Shostakovich / Berstein: Sinfonía nº 5

          Como en una carrera de relevos, Federico García Lorca, Antonio Machado y Miguel Hernández se repartieron el trecho de la vida hacia la muerte por desamordazar la palabra amordazada. Magia o azar parece que el tres presida tanta muerte. Un poeta empujado hacia Víznar -“¿Quién encierra una sonrisa?”- en 1936. Un poeta arrastrándose hasta Collioure -“¿Quién amuralla una voz?”- en  1939. Un poeta amarrado en Alicante -“¡No podrán atarme, no!”- en 1942. Tres años de contienda fratricida. Tres hombres despeñados por el más profundo de los desfiladeros. Tres exilios en el territorio de la muerte. “El crimen fue en Granada”, en Collioure, en Alicante. Tres paradigmas de la soledad sublevada y transmutada en un vuelco hacia los otros, destruidos. Tres voces hacia el pueblo, masacradas. Pero, “sentados sobre los muertos”, se instalaron definitivamente entre los vivos.

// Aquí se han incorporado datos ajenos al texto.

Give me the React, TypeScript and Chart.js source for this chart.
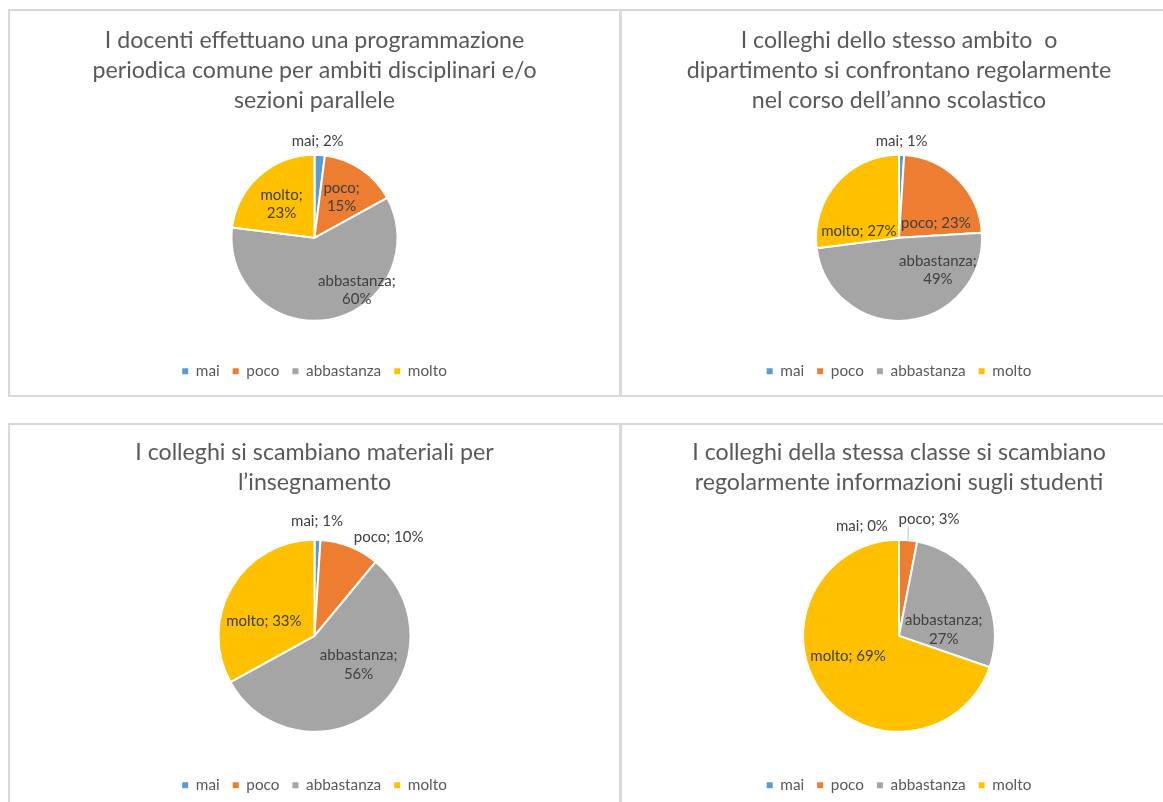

               ¡Cómo no iban a llegar al ser humano si la voz puede matarse pero no el sentimiento que la moduló y la cinceló en palabra escrita, si cada hombre busca esa escritura para adentrarse en los caminos de la libertad! Ellos -y tantos otros- se sabían iniciadores de un trayecto que puede resumirse en Blas de Otero: “Si me muero será porque he nacido / para pasar el tiempo a los de atrás”.
                 Duele pensar en Miguel Hernández dentro de su exilio carcelario, cuando toda España era “una cárcel sin muros”, según la expresión de Paul Illie. Duele pensar en Antonio Machado caminando su anábasis nocturna, exiliándose “a pie, pasando así los montes altos de la frontera helada porque sus mejores amigos, los más pobres y los más dignos, los pasaron así”, como observa Juan Ramón Jiménez. Duele pensar en García Lorca por la naturaleza del ensañamiento: la depredación de la palabra en libertad, incluso sin compromiso de partido.
                 Ellos -y tantos otros- fueron con su palabra y sus antorchas los centinelas de la justicia. Ellos, aun con terror, no temieron arriesgar sus vidas porque sabían que sus muertes abrirían nuestro horizonte. Juan Gil-Albert lo ha escrito: “Vida y muerte hacen en ellos un todo con su obra. Ese es el espantoso privilegio que los distingue”.